Exploring a New Paradigm for Cultural Export: Technology + Media + User Collaboration Drives Global Communication, Revealing How Generation Z is Reshaping China's Cultural Export Strategy and Ecosystem in the Digital Age.
Lyu Xin and Xu Ruozhao
08:36, July 9, 2025, Source: Guangming Daily
Currently, China's cultural export is undergoing a paradigm shift driven by technology, media, and users. This transformation does not emerge out of thin air but is built upon the grand backdrop of decades of changes in global popular culture.

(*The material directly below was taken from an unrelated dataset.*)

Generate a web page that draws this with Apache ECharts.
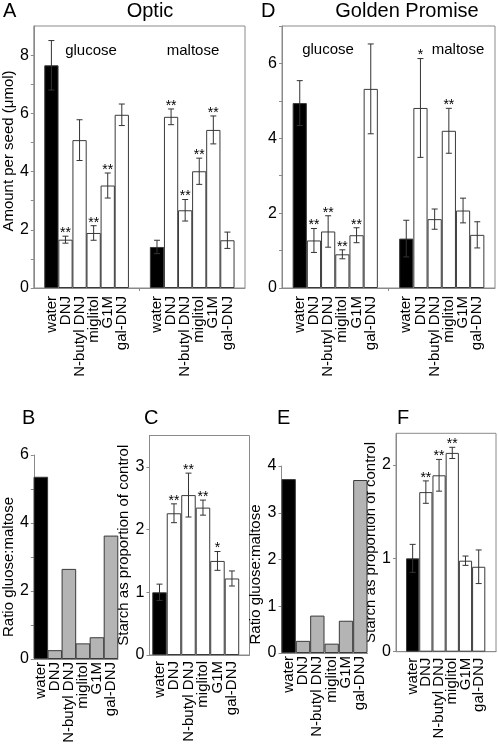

From the 1980s to the present, waves of global popular culture have continuously evolved. Taking Southeast Asian countries as an example, Japanese anime culture emerged during the print and television era; during the PC internet era, the 'Korean Wave' culture represented by online games and esports appeared; and in the mobile internet era, a new digital 'national trend' culture represented by Chinese web novels, online games, web dramas, and domestic animation has emerged. Meanwhile, Generation Z, as 'digital natives' in the wave of the internet and economic globalization, is profoundly influencing the logic of global cultural production and consumption. With diverse aesthetics and distinct personalities, their desire for interaction and participation surpasses any previous generation. Interest-driven engagement, emotional value, and online cultural communities are becoming keywords of the new media era, rewriting the grammatical rules of global popular culture. It can be said that these generational popular culture phenomena are not isolated incidents but the result of the interplay between media technology, youth aesthetics, and global collaboration.
Today, the rise of digital intelligence technology and smart media is driving fundamental changes in global cultural forms and communication models. China's cultural industry is transforming from a single content exporter to a 'technology-media-user' tripartite collaborative system, with technology as the skeleton, media as the bridge, and user co-creation as the driving force, jointly promoting the evolution of cultural export paradigms.
If technology and media have shaped new carriers for cultural export, then the changing cultural tastes of Generation Z have profoundly influenced the production and consumption grammar of cultural content. Generation Z enjoys breaking traditional aesthetic paradigms and has a particular fondness for subcultures that emphasize individuality and anti-cuteness. The popularity of LABUBU has become a cultural symbol that transcends geographical and language barriers, reflecting an 'imperfect but fun' attitude toward life and Generation Z's pursuit of authentic self-expression. At the same time, having grown up in an era of multicultural convergence, they excel at mixing and remixing different cultural elements. For example, Chinese mythology-themed games often blend Western fantasy worldviews with Japanese anime styles, combined with Chinese aesthetic expressions, allowing global players to find familiar elements within them. This 'you-in-me, me-in-you' approach to creation deconstructs and reconstructs traditional cultural product forms. The cultural grammar revolution driven by Generation Z is continuously reshaping the global cultural communication landscape. Adapting to this new grammar, emphasizing co-creation and community, and strengthening emotional connections have become key to gaining Generation Z's approval for global cultural products.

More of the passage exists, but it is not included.